Assam Tea — What Makes a Region Irreplaceable

Assam Tea — What Makes a Region Irreplaceable

There are teas from many parts of the world. But there are few regions whose character is as immediately, unmistakably itself as Assam.

A Geography That Shows Up in the Cup

The Brahmaputra valley in northeastern India sits low, warm, and perpetually humid. The soil is rich. The rainfall is heavy. The season is long.

These are not just facts about a place — they are the reason Assam tea tastes the way it does.

The Camellia sinensis var. assamica cultivar, native to the region, produces a leaf that is broader and more robust than its Chinese counterpart. It yields a liquor that is deep amber, full-bodied, and naturally malty — a flavour profile that no other growing region quite replicates.

What "Freshness" Actually Means in Tea

Tea, like any agricultural product, has a relationship with time.

Leaves picked, processed, and packed closer to source retain volatile aromatic compounds that diminish with travel, storage, and exposure.

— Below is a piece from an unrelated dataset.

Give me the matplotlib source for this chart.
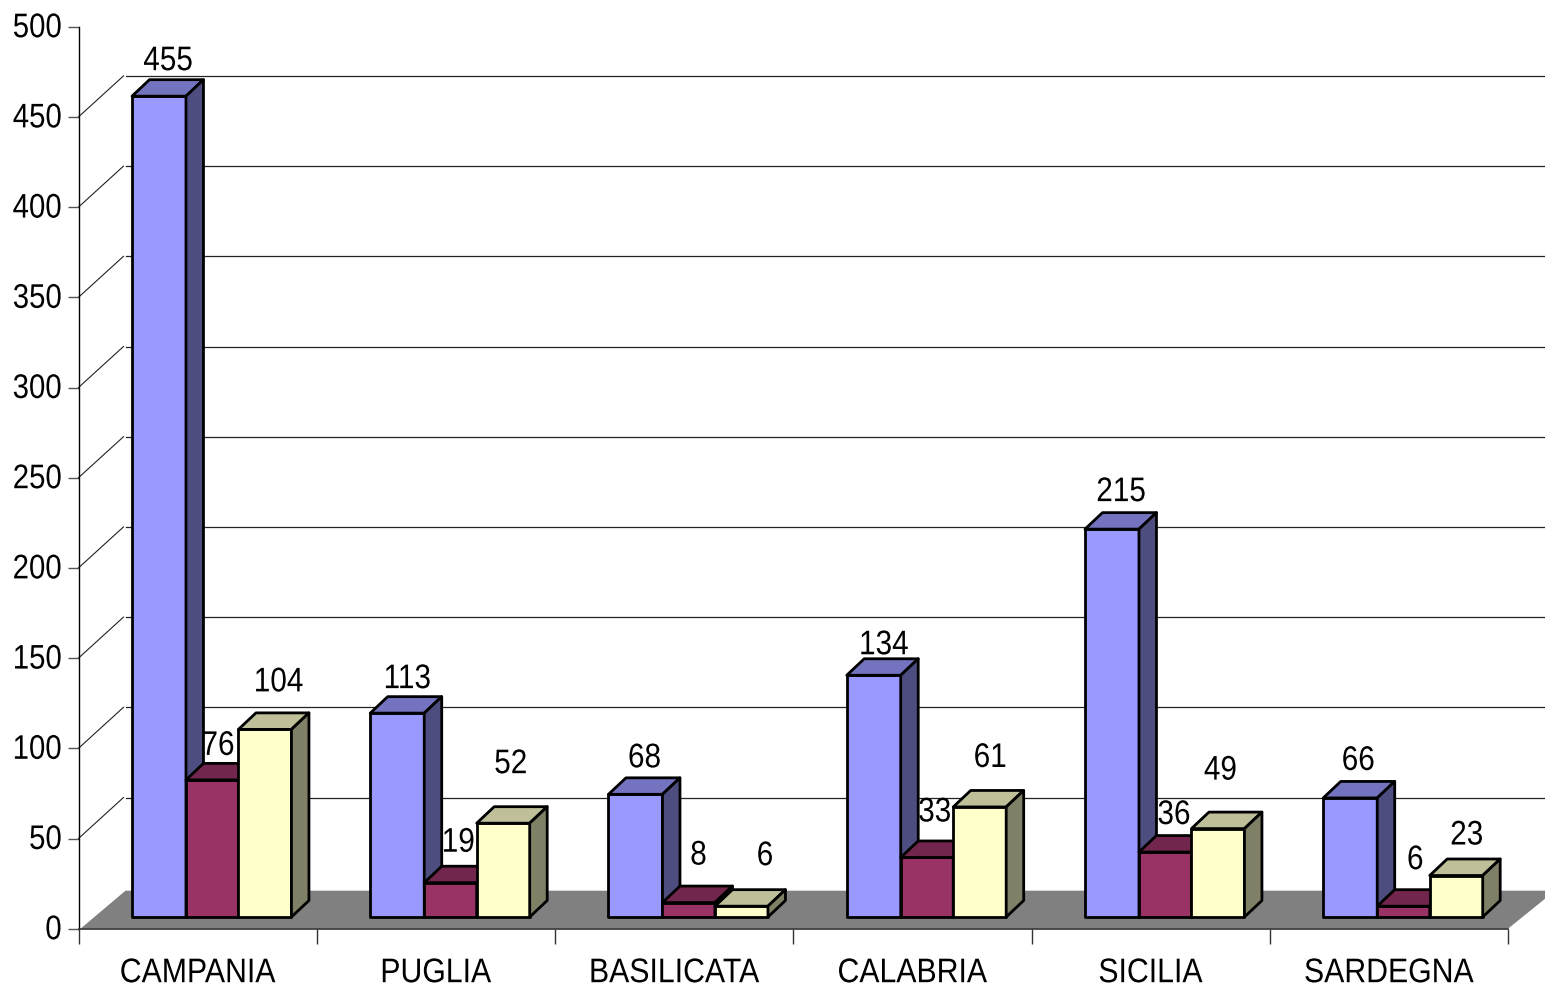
import matplotlib
matplotlib.use("Agg")
import matplotlib.pyplot as plt
from matplotlib.patches import Polygon
from matplotlib.patheffects import AbstractPathEffect
from matplotlib.transforms import Affine2D, IdentityTransform
import numpy as np

regions = ["CAMPANIA", "PUGLIA", "BASILICATA", "CALABRIA", "SICILIA", "SARDEGNA"]
series_a = [455, 113, 68, 134, 215, 66]
series_b = [76, 19, 8, 33, 36, 6]
series_c = [104, 52, 6, 61, 49, 23]
y_ticks = [0, 50, 100, 150, 200, 250, 300, 350, 400, 450, 500]

front_colors = ["#9999FF", "#993366", "#FFFFCC"]
top_colors = ["#7373BF", "#73264D", "#BFBF99"]
side_colors = ["#4D4D80", "#4D1A33", "#808066"]

# Hand placed value labels: pixel offset of each label centre from its bar's front top-left corner
label_dx = [[36, 32, 40], [37, 34, 34], [36, 36, 50], [37, 34, 37], [36, 35, 29], [35, 38, 37]]
label_dy = [[36, 35, 48], [35, 41, 60], [37, 48, 51], [31, 46, 50], [38, 38, 59], [38, 47, 41]]

W, H = 1545, 990
plt.rcParams["font.family"] = ["Liberation Sans"]
text_size = 24.6


class NarrowText(AbstractPathEffect):
    """Squeezes text horizontally about its centre or right edge to get a condensed face."""

    def __init__(self, factor, anchor="center", lift=0.0):
        super().__init__()
        self.factor = factor
        self.anchor = anchor
        self.lift = lift

    def draw_path(self, renderer, gc, tpath, affine, rgbFace=None):
        box = tpath.transformed(affine).get_extents()
        fixed = box.x1 if self.anchor == "right" else 0.5 * (box.x0 + box.x1)
        squeeze = Affine2D().translate(-fixed, self.lift).scale(self.factor, 1).translate(fixed, 0)
        renderer.draw_path(gc, tpath, affine + squeeze, rgbFace)


fig = plt.figure(figsize=(W / 100, H / 100), dpi=100, facecolor="white")
ax = fig.add_axes([78.5 / W, (H - 928.7) / H, (1508 - 78.5) / W, 902 / H])
ax.set_xlim(0, 6)
ax.set_ylim(0, 500)
ax.patch.set_visible(False)
for name in ("top", "right"):
    ax.spines[name].set_visible(False)
ax.spines["left"].set_linewidth(1.0)
ax.spines["bottom"].set_linewidth(1.2)
ax.spines["bottom"].set_color("#333333")
ax.set_zorder(3)

ax.set_yticks(y_ticks)
ax.set_xticks(range(7))
ax.set_xticklabels([])
ax.tick_params(axis="y", length=8, width=1, color="#555555", labelsize=text_size, pad=4)
ax.tick_params(axis="x", length=11, width=1, color="#333333")
for label in ax.get_yticklabels():
    label.set_path_effects([NarrowText(0.86, "right", lift=1.5)])
for i, region in enumerate(regions):
    ax.annotate(region, xy=(i + 0.5, 0), xycoords="data", xytext=(-0.5, -45), textcoords="offset pixels",
                ha="center", va="center", fontsize=text_size, path_effects=[NarrowText(0.885)])


def px(x, y):
    return ax.transData.transform((x, y))


def poly(points, color, z, edge="black", lw=2.0):
    fig.add_artist(Polygon(points, closed=True, facecolor=color, edgecolor=edge, linewidth=lw,
                           joinstyle="round", transform=IdentityTransform(), zorder=z, clip_on=False))


# Pixel depth of the floor, walls and bars
floor_depth = np.array([47.0, 38.0])
wall_depth = np.array([47.0, 41.0])
bar_depth = np.array([17.5, 16.5])
base_lift = 11.7
bar_start = 0.2245
bar_widths = [0.2266, 0.2203, 0.2224]

# Floor
p0, p1 = px(0, 0), px(6, 0)
fig.add_artist(Polygon([p0 + [2, 0], p1, p1 + floor_depth, p0 + floor_depth], closed=True, facecolor="#808080",
                       edgecolor="none", transform=IdentityTransform(), zorder=1))

# Wall gridlines, with the diagonal run on the side wall
for value in y_ticks[1:-1]:
    a = px(0, value)
    b = a + wall_depth
    fig.add_artist(plt.Line2D([a[0], b[0] - 2], [a[1], b[1]], color="#222222", lw=0.8,
                              transform=IdentityTransform(), zorder=1))
    fig.add_artist(plt.Line2D([b[0], W], [b[1], b[1]], color="#222222", lw=0.9,
                              transform=IdentityTransform(), zorder=1))

# Bars, left to right within each group so that later faces cover earlier sides
z = 2.0
for i in range(len(regions)):
    x0 = i + bar_start
    for s, values in enumerate((series_a, series_b, series_c)):
        v = values[i]
        x1 = x0 + bar_widths[s]
        bl = px(x0, 0) + [0, base_lift]
        br = px(x1, 0) + [0, base_lift]
        tl = px(x0, v) + [0, base_lift]
        tr = px(x1, v) + [0, base_lift]
        poly([bl, br, tr, tl], front_colors[s], z)
        poly([tl, tr, tr + bar_depth, tl + bar_depth], top_colors[s], z + 0.01)
        poly([br, br + bar_depth, tr + bar_depth, tr], side_colors[s], z + 0.02)
        z += 0.1
        ax.annotate(str(v), xy=(x0, v), xycoords="data",
                    xytext=(label_dx[i][s], base_lift + label_dy[i][s] - 1.5), textcoords="offset pixels",
                    ha="center", va="center", fontsize=text_size, annotation_clip=False, zorder=20,
                    path_effects=[NarrowText(0.87)])
        x0 = x1

fig.savefig("out.png", dpi=100)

This is the difference between tea that tastes alive in the cup and tea that simply tastes dark.

At Vayu, teas are packed in small batches directly from Assam estates — not warehoused, not blended from older stock. The intent is to preserve what the garden actually produced, not a shelf-stable approximation of it.

Why Provenance Is Worth Paying Attention To

Choosing Assam tea is not just a flavour preference. It is a decision about origin, traceability, and the people behind the leaf.

  • The estates employ generations of workers, many of them women

  • The picking season follows natural cycles, not industrial schedules

  • Each harvest reflects real conditions — rain, soil, temperature — that year

The Vayu Approach

Vayu was founded on the belief that good tea should be part of everyday Indian life — not reserved for special occasions or premium price points.

Assam sits at the core of that belief: a region close to home, with a character worth preserving, available every morning.